Il dottor Orlov ricorda bene i giorni dell’incidente: era già un medico. Pensa ai festeggiamenti a Kiev per il 1° maggio 1986: la parata per le strade, le pressioni del regime per parteciparvi, le famiglie che portavano i bambini. Tutto questo mentre le particelle radioattive contaminavano il terreno, i parchi, le strade, la frutta e la verdura, proprio come sta accadendo oggi, in misura certo assai minore, in Giappone, dove però ai residenti è stato chiesto di limitare al minimo l’esposizione. «E invece qui accadde l’opposto. Una follia: avrebbero dovuto sospendere la parata, dare indicazione di restare chiusi in casa, mettere al bando alcuni prodotti ortofrutticoli. Non fecero niente. Io sapevo della gravità dell’incidente, che il regime minimizzava, e guardavo impotente quei bambini e i loro genitori immaginando che il tempo ci avrebbe puniti tutti. Non mi sbagliavo. Allora eravamo una grande potenza, oggi siamo un Paese che non ha soldi, e gli stanziamenti per la salute pubblica sono inesistenti».

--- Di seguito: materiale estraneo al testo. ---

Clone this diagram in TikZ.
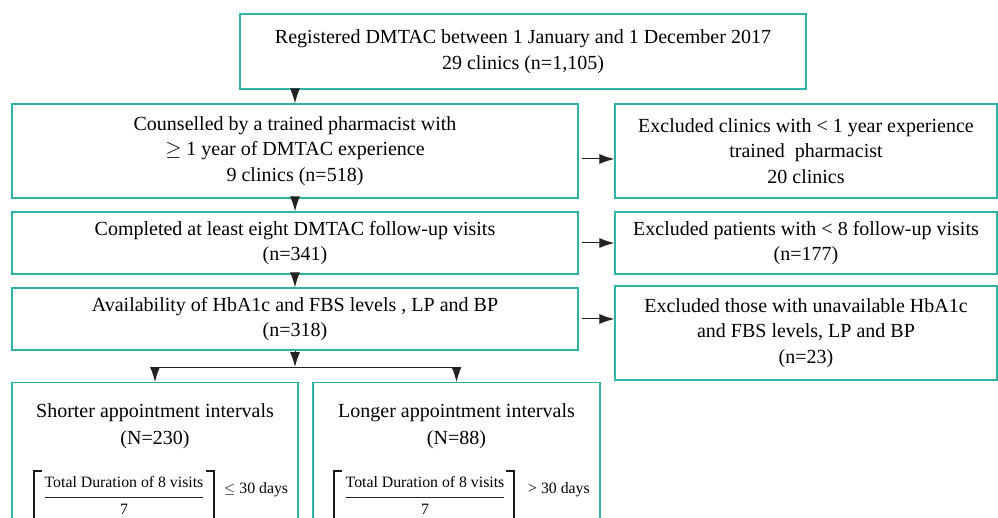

Sono quasi le 8 del mattino: è l’ora di andare in sala operatoria. Orlov deve percorrere tutto il corridoio che attraversa il reparto. Quando passa, le mamme alzano gli occhi verso di lui. Anna è la veterana. Il suo bambino, Vassilij, ha 9 anni ed è malato da 5. Per tre volte il tumore è stato sconfitto, ma poi è sempre tornato, implacabile. Lei non ha mollato. Le altre mamme cercano di staccarla dal letto per farle mangiare qualcosa. La corsia ospita il doppio delle persone che potrebbe contenere: «Le mamme e i papà, che spesso arrivano da lontano», dice Orlov, «vogliono dormire con i figli, nello stesso letto». Certo, questo crea problemi di igiene: quasi tutti i bambini sono debilitati dalla chemioterapia e quindi soggetti a infezioni che possono anche essere letali. «Ma che cosa si può fare? Mandarli via? E dove? Non hanno un posto dove andare, né denaro per pagarsi un alloggio».